I was diagnosed with cancer in 2007 and soon began journaling my walk in our local paper and continuing my dream to be a writer. You meet me in between taxing kids to and fro, baking cupcakes, feeding chickens, running up and down my dirt road, fishing, sweeping the floors, stuffing the clean laundry in bathroom cabinets, researching how to get a book published, studying my next Bible Study lesson, or perhaps sitting on my back porch in the country watching my husband's deer and my purple martins. To say I am blessed is only the beginning!















Friday, January 10, 2020

FCA


Friday mornings are one of my favorite times of the week.  I hang out with a bunch of junior high kids at Fellowship of Christian Athletes, otherwise known as F.C.A.  We gather in the gym at 7:30 for a few minutes.
 Kids volunteer most of the time and share what the LORD has laid on their heart.  They typically pair up and lead as a team. It is quite amazing to sit there on the gym floor and listen as they minister to their peers.  Their courage impresses me to say the least.  I do sit on the floor with the students, Indian style, as we used to call it when I was in grade school.  The proper term now is “criss-cross apple sauce.”  It takes me a few minutes to get up off of the gym floor, but I usually can count on a kid or two to grab my hand and pull me up. 
Something happens in school buildings a few weeks after Spring Break…and that “something” is bad!  Nearly everyone gets lazy and starts acting like the year is over, when it is not over at all!  We as educators and students still have a lot to accomplish. 
Our F.C.A. attendance has even been down.

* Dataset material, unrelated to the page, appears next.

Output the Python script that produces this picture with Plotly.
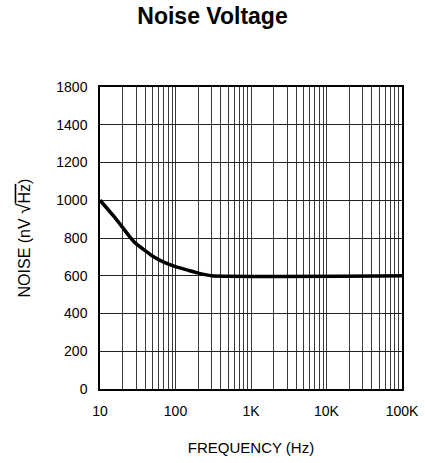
import plotly.graph_objects as go

# Data
freq_hz = [10, 15, 20, 25, 30, 40, 50, 70, 100, 150, 200, 300, 100000]
noise_nv = [1000, 918, 855, 805, 770, 732, 703, 672, 648, 628, 614, 600, 600]

x_tick_vals = [10, 100, 1000, 10000, 100000]
x_tick_text = ["10", "100", "1K", "10K", "100K"]
y_tick_vals = [0, 200, 400, 600, 800, 1000, 1200, 1400, 1600]
y_tick_text = ["0", "200", "400", "600", "800", "1000", "1200", "1400", "1800"]

minor_vals = [m * d for d in (10, 100, 1000, 10000) for m in range(2, 10)]

font_ticks = "Liberation Sans"
grid_col = "#3a3a3a"

fig = go.Figure()
fig.add_trace(go.Scatter(
    x=freq_hz, y=noise_nv, mode="lines",
    line=dict(color="black", width=3.5, shape="spline", smoothing=0.5),
    showlegend=False, hoverinfo="skip",
))

fig.update_layout(
    width=425, height=463,
    margin=dict(l=100, r=23, t=87, b=74),
    paper_bgcolor="white", plot_bgcolor="white",
    title=dict(text="<b>Noise Voltage</b>", x=0.5, xanchor="center",
               y=1 - 16 / 463, yanchor="middle",
               font=dict(family="Liberation Sans", size=23, color="black")),
    xaxis=dict(
        type="log", range=[1, 5],
        tickmode="array", tickvals=x_tick_vals, ticktext=x_tick_text,
        showgrid=True, gridcolor=grid_col, gridwidth=1,
        minor=dict(tickvals=minor_vals, showgrid=True, gridcolor=grid_col, gridwidth=1, ticklen=0),
        ticks="", showline=True, linecolor="black", linewidth=1.5, mirror=True,
        tickfont=dict(family=font_ticks, size=14, color="black"),
        ticklabelstandoff=8,
        title=dict(text="FREQUENCY (Hz)", standoff=25,
                   font=dict(family=font_ticks, size=15, color="black")),
        zeroline=False, fixedrange=True, automargin=False,
    ),
    yaxis=dict(
        range=[0, 1600],
        tickmode="array", tickvals=y_tick_vals, ticktext=y_tick_text,
        showgrid=True, gridcolor="#222", gridwidth=1,
        ticks="", showline=True, linecolor="black", linewidth=1.5, mirror=True,
        tickfont=dict(family=font_ticks, size=14, color="black"),
        ticklabelstandoff=8,
        title=dict(text="NOISE (nV <span style='font-size:19px'>√</span><span style='text-decoration:overline'>Hz</span>)", standoff=22,
                   font=dict(family=font_ticks, size=16, color="black")),
        zeroline=False, fixedrange=True, automargin=False,
    ),
)

fig.write_html("out.html", config={"displayModeBar": False},
               post_script="document.body.style.margin='0';")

On a particular week in late March, I went into the girl’s locker room and started pulling girls out.  The “regulars” were not even being regular!  I let them know real quickly that I was not afraid to hunt them down. 
I happened to be teaching this particular day and the Lord totally took me in a direction I had not planned.  I gave the kids and adults in the room a good, old fashioned pep talk about how we still had to come together and meet!  I pleaded with them to keep on coming, keep on working, and that every single one of them mattered to Jesus and to our group.  Teenagers often feel invisible.  I wanted them to know that without a doubt each and every one of them was significant. 
I thought of the parable in Luke 15:4 when Jesus poses the question “Suppose one of you has a hundred sheep and loses one of them.  Doesn’t he leave the ninety-nine in the open country and go after the lost sheep until he finds it?” 
I sent one kiddo over to the corner isolated from the group.  I left the group and walked towards her, showing them how Jesus will search us out individually like the parable teaches.  I brought the young lady back with me, illustrating how Jesus will even bring us back when we go astray. 
I took it to another level and sent Michelle, my volunteer, out through the middle of the crowd, across the gym from where I was.  Again, I walked towards her.  This time, totally led by the Lord, I explained to the kids that one sheep had drifted again; however, Jesus was going to get her.  When I got to Michelle, I asked her to fall down.  She did, but I picked her up.  At this point, she had drifted, fallen down, and needed help to get back to the group.  I assumed the role of Jesus and did just what He does so often.  I picked her up and carried her back to the crowd on my back.  That sure does resonate with me.
Today, being Easter, and I woke up thinking how grateful I was that Jesus died for an unworthy person like me.  Without Him, I would be such a mess!  He came to seek and save what was lost. That includes me.  That includes you.